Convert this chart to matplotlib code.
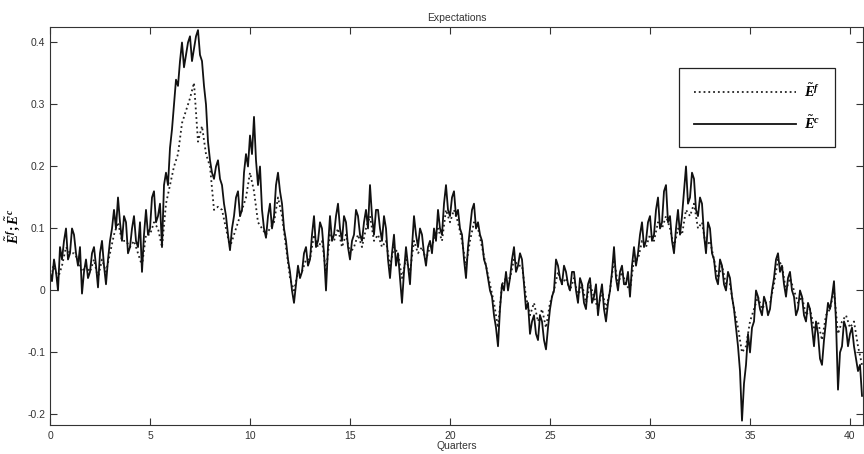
import numpy as np
import matplotlib.pyplot as plt

# quarters for each series (E^c read every 0.1, E^f every 0.2)
quarters_c = np.round(np.arange(0, 40.61, 0.1), 1)
quarters_f = np.round(np.arange(0, 40.61, 0.2), 1)

# E^c (solid)
e_c = [
    0.03, 0.015, 0.05, 0.03, 0.00, 0.07, 0.05, 0.08, 0.10, 0.05, 0.06, 0.10, 0.09, 0.06, 0.04, 0.07, -0.005, 0.03, 0.05, 0.02,
    0.03, 0.06, 0.07, 0.04, 0.005, 0.06, 0.08, 0.04, 0.01, 0.05, 0.08, 0.10, 0.13, 0.10, 0.15, 0.11, 0.08, 0.12, 0.11, 0.06,
    0.07, 0.10, 0.12, 0.08, 0.07, 0.11, 0.03, 0.09, 0.13, 0.09, 0.10, 0.15, 0.16, 0.11, 0.12, 0.14, 0.07, 0.17, 0.19, 0.17,
    0.23, 0.26, 0.30, 0.34, 0.33, 0.37, 0.40, 0.36, 0.38, 0.40, 0.41, 0.37, 0.39, 0.41, 0.42, 0.38, 0.37, 0.33, 0.30, 0.24,
    0.21, 0.19, 0.18, 0.20, 0.21, 0.18, 0.17, 0.14, 0.12, 0.09, 0.065, 0.10, 0.12, 0.15, 0.16, 0.12, 0.13, 0.19, 0.22, 0.20,
    0.25, 0.22, 0.28, 0.21, 0.17, 0.20, 0.13, 0.10, 0.085, 0.12, 0.14, 0.10, 0.12, 0.17, 0.19, 0.16, 0.14, 0.10, 0.08, 0.05,
    0.03, 0.00, -0.02, 0.01, 0.04, 0.02, 0.03, 0.06, 0.07, 0.04, 0.05, 0.09, 0.12, 0.07, 0.08, 0.11, 0.10, 0.06, 0.00, 0.07,
    0.12, 0.08, 0.09, 0.12, 0.14, 0.10, 0.08, 0.12, 0.11, 0.07, 0.05, 0.08, 0.09, 0.13, 0.12, 0.09, 0.08, 0.11, 0.13, 0.10,
    0.17, 0.12, 0.09, 0.13, 0.13, 0.10, 0.08, 0.12, 0.10, 0.05, 0.02, 0.06, 0.09, 0.04, 0.06, 0.02, -0.02, 0.03, 0.07, 0.04,
    0.01, 0.07, 0.12, 0.09, 0.07, 0.10, 0.09, 0.06, 0.04, 0.07, 0.08, 0.06, 0.10, 0.08, 0.13, 0.10, 0.09, 0.14, 0.17, 0.13,
    0.12, 0.15, 0.16, 0.12, 0.13, 0.10, 0.09, 0.05, 0.02, 0.07, 0.10, 0.13, 0.14, 0.10, 0.11, 0.09, 0.08, 0.05, 0.04, 0.02,
    0.00, -0.01, -0.04, -0.06, -0.09, -0.03, 0.01, 0.00, 0.03, 0.00, 0.02, 0.05, 0.07, 0.03, 0.04, 0.06, 0.05, 0.01, -0.03, -0.02,
    -0.07, -0.05, -0.04, -0.07, -0.08, -0.04, -0.05, -0.08, -0.095, -0.06, -0.03, -0.01, 0.00, 0.05, 0.04, 0.02, 0.01, 0.04, 0.03, 0.01,
    0.00, 0.03, 0.03, 0.00, -0.02, 0.02, 0.01, -0.02, -0.03, 0.01, 0.02, -0.02, -0.01, 0.01, -0.04, -0.01, 0.01, -0.03, -0.05, -0.02,
    0.00, 0.03, 0.07, 0.02, 0.00, 0.03, 0.04, 0.01, 0.01, 0.03, -0.01, 0.04, 0.07, 0.04, 0.06, 0.09, 0.11, 0.07, 0.08, 0.11,
    0.12, 0.08, 0.09, 0.13, 0.15, 0.10, 0.11, 0.16, 0.17, 0.11, 0.12, 0.08, 0.06, 0.10, 0.13, 0.09, 0.12, 0.16, 0.20, 0.14,
    0.15, 0.19, 0.18, 0.13, 0.12, 0.15, 0.14, 0.09, 0.06, 0.11, 0.10, 0.06, 0.05, 0.02, 0.01, 0.05, 0.04, 0.01, 0.00, 0.03,
    0.02, -0.01, -0.03, -0.06, -0.09, -0.13, -0.21, -0.15, -0.12, -0.07, -0.10, -0.06, -0.05, 0.00, -0.01, -0.03, -0.04, -0.01, -0.02, -0.04,
    -0.03, 0.00, 0.02, 0.05, 0.06, 0.03, 0.04, 0.01, -0.01, 0.02, 0.03, 0.00, -0.01, -0.04, -0.03, 0.00, -0.01, -0.04, -0.05, -0.02,
    -0.03, -0.06, -0.09, -0.05, -0.07, -0.11, -0.12, -0.08, -0.05, -0.02, -0.03, -0.01, 0.015, -0.05, -0.16, -0.10, -0.09, -0.05, -0.06, -0.09,
    -0.07, -0.06, -0.09, -0.11, -0.13, -0.12, -0.17,
]

# E^f (dotted)
e_f = [
    0.03, 0.04, 0.02, 0.04, 0.07, 0.06, 0.06, 0.05, 0.03, 0.04,
    0.03, 0.05, 0.02, 0.05, 0.03, 0.06, 0.09, 0.11, 0.08, 0.08,
    0.07, 0.08, 0.06, 0.04, 0.09, 0.09, 0.11, 0.10, 0.07, 0.14,
    0.17, 0.20, 0.22, 0.27, 0.29, 0.31, 0.335, 0.24, 0.265, 0.22,
    0.20, 0.13, 0.135, 0.13, 0.10, 0.07, 0.09, 0.11, 0.13, 0.15,
    0.19, 0.16, 0.11, 0.10, 0.09, 0.10, 0.11, 0.15, 0.12, 0.07,
    0.02, 0.00, 0.03, 0.03, 0.05, 0.05, 0.09, 0.07, 0.08, 0.03,
    0.09, 0.08, 0.10, 0.07, 0.09, 0.06, 0.07, 0.09, 0.07, 0.10,
    0.12, 0.08, 0.09, 0.07, 0.08, 0.04, 0.07, 0.06, 0.02, 0.05,
    0.03, 0.08, 0.06, 0.07, 0.05, 0.07, 0.08, 0.10, 0.08, 0.13,
    0.11, 0.13, 0.11, 0.08, 0.04, 0.08, 0.11, 0.10, 0.07, 0.04,
    0.01, -0.02, -0.06, 0.01, 0.02, 0.02, 0.05, 0.04, 0.04, -0.01,
    -0.04, -0.02, -0.05, -0.03, -0.06, -0.02, 0.00, 0.03, 0.01, 0.02,
    0.00, 0.02, -0.01, 0.01, -0.02, 0.01, -0.01, -0.03, 0.00, -0.03,
    0.00, 0.05, 0.01, 0.03, 0.01, 0.00, 0.05, 0.05, 0.08, 0.07,
    0.09, 0.08, 0.11, 0.10, 0.12, 0.10, 0.07, 0.10, 0.09, 0.13,
    0.12, 0.14, 0.10, 0.11, 0.07, 0.08, 0.05, 0.02, 0.04, 0.01,
    0.01, -0.03, -0.06, -0.10, -0.09, -0.05, -0.03, -0.01, -0.03, -0.02,
    -0.02, 0.01, 0.05, 0.04, 0.00, 0.02, 0.00, -0.02, -0.01, -0.04,
    -0.03, -0.06, -0.05, -0.08, -0.04, -0.03, 0.00, -0.07, -0.05, -0.04,
    -0.06, -0.05, -0.09, -0.12,
]

xticks = [0, 5, 10, 15, 20, 25, 30, 35, 40]
yticks = [-0.2, -0.1, 0, 0.1, 0.2, 0.3, 0.4]
ytick_labels = ['-0.2', '-0.1', '0', '0.1', '0.2', '0.3', '0.4']

plt.rcParams['font.family'] = 'Liberation Sans'
plt.rcParams['mathtext.fontset'] = 'custom'
plt.rcParams['mathtext.it'] = 'Liberation Serif:italic:bold'
plt.rcParams['mathtext.rm'] = 'Liberation Serif:bold'

fig = plt.figure(figsize=(8.64, 4.54), dpi=100)
ax = fig.add_axes([50 / 864, 1 - 425 / 454, 813 / 864, 398 / 454])

ax.plot(quarters_f, e_f, color='#222222', linestyle=':', linewidth=1.3, label=r'$\tilde{E}^{f}$')
ax.plot(quarters_c, e_c, color='#111111', linestyle='-', linewidth=1.3, label=r'$\tilde{E}^{c}$')

ax.set_xlim(0, 40.65)
ax.set_ylim(-0.217, 0.425)
ax.set_xticks(xticks)
ax.set_yticks(yticks)
ax.set_yticklabels(ytick_labels)
ax.tick_params(direction='in', length=5, width=0.8, labelsize=7.5, colors='#333333',
               top=True, right=True)
ax.tick_params(axis='x', pad=4)
for s in ax.spines.values():
    s.set_linewidth(0.8)
    s.set_color('#333333')

ax.set_title('Expectations', fontsize=7.5, color='#333333', pad=4)
ax.set_xlabel('Quarters', fontsize=7.5, color='#333333', labelpad=0)
ax.set_ylabel(r'$\tilde{E}^{f};\tilde{E}^{c}$', fontsize=10, labelpad=4)

leg = ax.legend(loc='upper right', bbox_to_anchor=(0.975, 0.915), fontsize=10.5,
                fancybox=False, edgecolor='#222222', framealpha=1,
                handlelength=7, handletextpad=0.6, borderpad=1.0, labelspacing=1.0)
leg.get_frame().set_linewidth(0.9)

fig.savefig('out.png', dpi=100)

# WHAT TO DO
Copy every line that contains the string "matplotlib".

# TASK ANSWER
Convert this chart to matplotlib code.
import matplotlib.pyplot as plt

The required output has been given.